Uncertainties can cause significant performance degradations and functional failures in numerous engineering systems. Examples include (but are not limited to) nanoscale devices and systems with fabrication process variations, robot control without full knowledge of design and/or environmental parameters, energy systems with weather-dependent renewable energy sources, and magnetic resonance imaging (MRI) with incomplete and noisy scanning data. Modeling, controlling and optimizing these problems are generally data-intensive: one has to generate and analyze a huge amount of costly data in a parameter space. This often leads to the notorious curse of dimensionality: the complexity grows extremely fast with the number of uncertainty or/and design parameters.
This talk introduces some of our fast non-Monte-Carlo techniques and software for estimating the uncertain performance of engineering systems.
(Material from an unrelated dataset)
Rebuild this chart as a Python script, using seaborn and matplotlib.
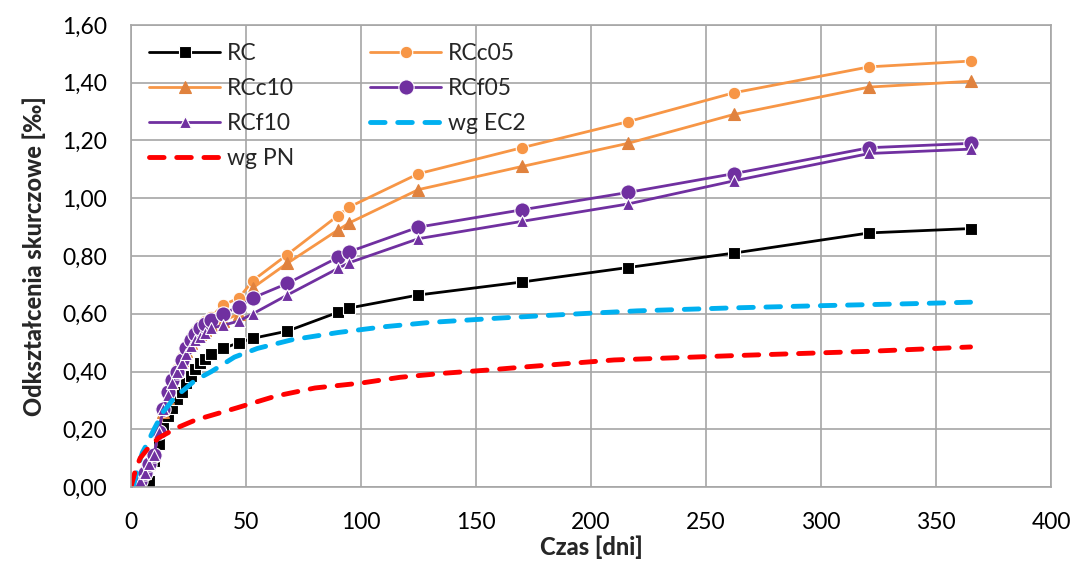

The main application is variability analysis of nanoscale IC, MEMS and integrated photonics. Extended applications include energy systems and MRI. These techniques can accelerate a lot of uncertainty-aware optimization, control, and data inference tasks (e.g., yield optimization of silicon chips, robust control of robots and power systems, electrical property tomography using MRI data). The first part will present some fast algorithms to simulate nonlinear dynamic systems influenced by a small number of uncertain parameters. The second part will present some high-dimensional algorithms to predict the performance uncertainties of an engineering system influenced by many random parameters.
Zheng Zhang is a postdoc associate with MIT, where he received his Ph.D. degree in EECS in 2015. He is interested in high-dimensional uncertainty analysis and data inference for nanoscale devices and systems, and for other applications including hybrid systems (e.g., power systems and robots) and MRI. Dr. Zhang received the 2016 ACM Outstanding Ph.D. Dissertation Award in Electronic Design Automation, the 2015 Doctoral Dissertation Seminar Award from the Microsystems Technology Laboratory of MIT, and the 2014 Best Paper Award from IEEE Transactions on CAD of Integrated Circuits and Systems. He is a TPC member of Design Automation Conference (DAC) and International Conference on Computer-Aided Design (ICCAD).